On this day ,17 January, in 1942 Ita Buttrose (Australian journalist and businesswoman) and Muhammad Ali, [born Cassius Clay], heavyweight champ boxer, were born.
Meanwhile, the war was raging. The US. Far Eastern Fleet sank three Japanese enemy ships as they headed towards Japanese supply lines in the Pacific.
A Lockheed Hudson
In Australia, an RAAF Lockheed Hudson of 14 Squadron RAAF crashed and caught fire after stalling from about 400 feet after takeoff at Ceduna in South Australia, killing the 6 personnel on board. It was one of four Lockheed Hudsons on a ferry flight from Laverton to Pearce in Western Australia. I have actually been to Ceduna. It is a small town of about 4,000 on the South Australian coast, just near of the start of the great Australian Bight.
HMS MATABELE like the other ships of the Tribal class destroyer, was named after an ethnic group of the British Empire, in this case an Anglicized version of the Ndebele people of Zimbabwe (other ships in this class included the Zulu, Eskimo and Maori).
Before the war the Matabele had escorted the RMS Empress of Australia through the English Channel, while it was carrying HM King George VI and Queen Elizabeth on their Royal Tour to Canada in 1940.

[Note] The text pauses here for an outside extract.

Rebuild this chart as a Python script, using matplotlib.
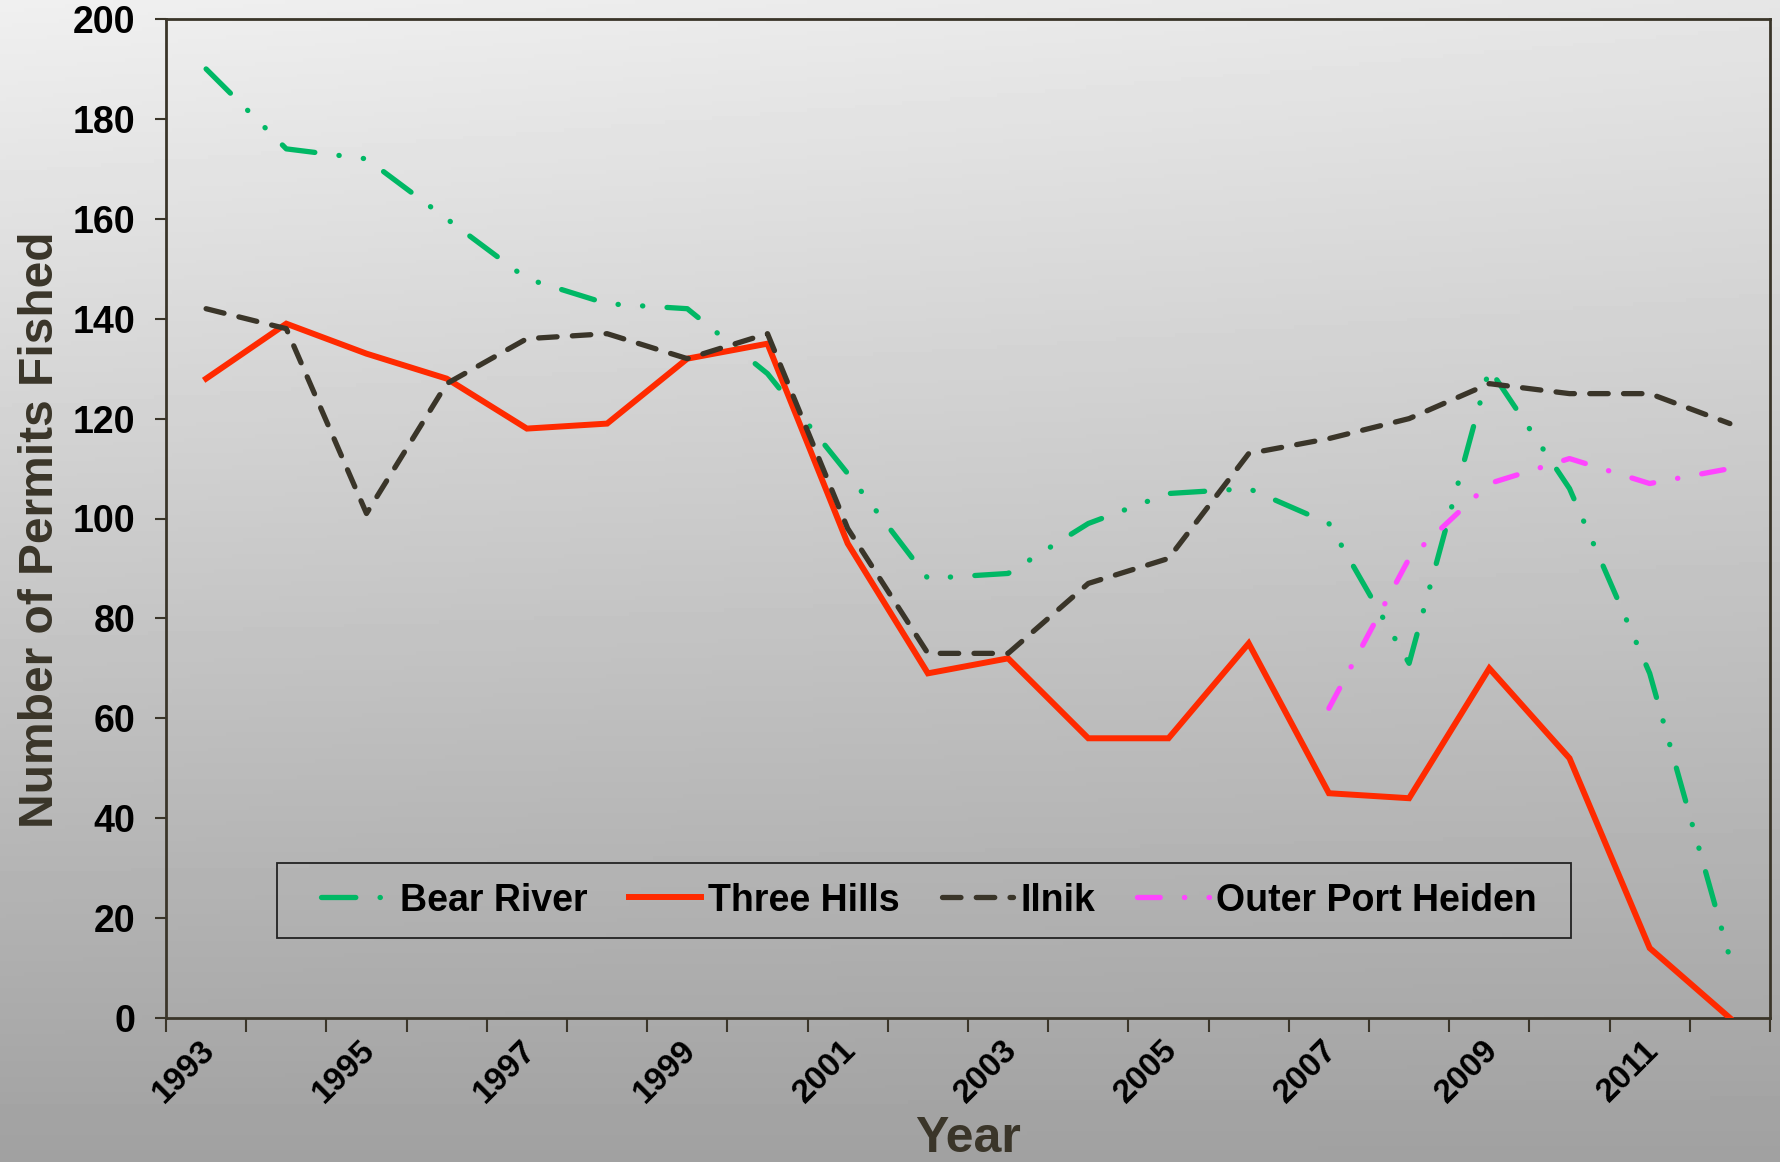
import numpy as np
import matplotlib
matplotlib.use("Agg")
import matplotlib.pyplot as plt
from matplotlib import font_manager
from matplotlib.patches import Rectangle
from matplotlib.transforms import ScaledTranslation

years = list(range(1993, 2013))
bear_river = [190, 174, 172, 160, 148, 143, 142, 129, 109, 88, 89, 99, 105, 106, 99, 71, 130, 106, 69, 12]
three_hills = [128, 139, 133, 128, 118, 119, 132, 135, 95, 69, 72, 56, 56, 75, 45, 44, 70, 52, 14, 0]
ilnik = [142, 138, 101, 127, 136, 137, 132, 137, 98, 73, 73, 87, 92, 113, 116, 120, 127, 125, 125, 119]
outer_port_heiden = [np.nan] * 14 + [62, 92, 107, 112, 107, 110]
series_names = ["Bear River", "Three Hills", "Ilnik", "Outer Port Heiden"]

names = {f.name for f in font_manager.fontManager.ttflist}
base = "Liberation Sans" if "Liberation Sans" in names else "DejaVu Sans"
plt.rcParams["font.family"] = [base, "DejaVu Sans"]

W, H = 1781, 1162
fig = plt.figure(figsize=(W / 100, H / 100), dpi=100)

# gradient background
bg = fig.add_axes([0, 0, 1, 1], zorder=0)
yy, xx = np.mgrid[0:1:300j, 0:1:300j]
grad = 0.94 - 0.31 * yy - 0.04 * xx * (1 - yy)
bg.imshow(grad, cmap="gray", vmin=0, vmax=1, aspect="auto", extent=[0, 1, 0, 1], origin="upper")
bg.set_axis_off()

left, right, top, bottom = 166, 1770, 19, 1018
ax = fig.add_axes([left / W, (H - bottom) / H, (right - left) / W, (bottom - top) / H], zorder=1)
ax.set_facecolor("none")

x = np.arange(len(years))
lw = 3.8
l1, = ax.plot(x, bear_river, color="#00b865", lw=lw, dash_capstyle="round", solid_capstyle="round",
              zorder=3)
l1.set_dashes([6.5, 4.6, 0.05, 4.6, 0.05, 4.6])
l2, = ax.plot(x, three_hills, color="#ff2a00", lw=4.3, solid_joinstyle="miter", zorder=4)
l3, = ax.plot(x, ilnik, color="#3a3529", lw=lw, dash_capstyle="round", zorder=5)
l3.set_dashes([3.5, 2.9])
l4, = ax.plot(x, outer_port_heiden, color="#ff44ff", lw=lw, dash_capstyle="round", zorder=6)
l4.set_dashes([4.3, 4.6, 0.05, 4.6])

ax.set_xlim(-0.5, len(years) - 0.5)
ax.set_ylim(0, 200)
ax.set_yticks(np.arange(0, 201, 20))
ax.tick_params(axis="y", labelsize=27, length=8, width=1.5, color="#3a3529", pad=14)
for t in ax.get_yticklabels():
    t.set_fontweight("bold")

ax.set_xticks(np.arange(-0.5, len(years), 1.0))
ax.set_xticklabels([])
ax.tick_params(axis="x", which="major", length=10, width=1.5, color="#3a3529")
ax.set_xticks(x[::2], minor=True)
ax.set_xticklabels([str(y) for y in years[::2]], minor=True, rotation=45, ha="right", va="top",
                   fontsize=24, fontweight="bold")
ax.tick_params(axis="x", which="minor", length=0, pad=12)
for t in ax.get_xticklabels(minor=True):
    t.set_transform(t.get_transform() + ScaledTranslation(0.15, 0, fig.dpi_scale_trans))

for s in ax.spines.values():
    s.set_color("#3a3529")
    s.set_linewidth(2)

ax.set_ylabel("Number of Permits Fished", fontsize=34.5, fontweight="bold", color="#3a3529")
ax.yaxis.set_label_coords(-0.064, 0.489)
ax.set_xlabel("Year", fontsize=36, fontweight="bold", color="#3a3529")
ax.xaxis.set_label_coords(0.5, -0.098)

# legend frame and entries
ax.add_patch(Rectangle((0.0692, 0.0801), 0.8067, 0.0751, transform=ax.transAxes, fill=False,
                       edgecolor="#222222", lw=1.3, zorder=2))
leg = ax.legend([l1, l2, l3, l4], series_names, ncol=4, loc="center",
                bbox_to_anchor=(0.4757, 0.1176),
                prop={"family": base, "weight": "bold", "size": 27},
                frameon=False, handlelength=1.9, handletextpad=0.2,
                columnspacing=1.12, borderaxespad=0, borderpad=0)

fig.savefig("out.png", dpi=100)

On 17 January 1942 the Matabele was on duty in the Barents Sea, escorting a convoy to Murmansk in northern Russia. She was hit by two torpedoes from the German submarine U-454, which caused both her magazines to blow up, sinking the ship within two minutes. Survivors swimming in the water were then killed when her depth charges detonated or froze to death in the icy waters. There were only two survivors from her crew of 200. The U-boat was later bombed and sunk in the Bay of Biscay.
Orders are given for Rangoon, the capital of Burma (no Myanmar) to be evacuated as Japanese forces approach. The British Government began systematically evacuating British families out of Burma from then until the Japanese attacked southern Burma in March 1942. Rangoon fell to the Japanese on 12 March 1942.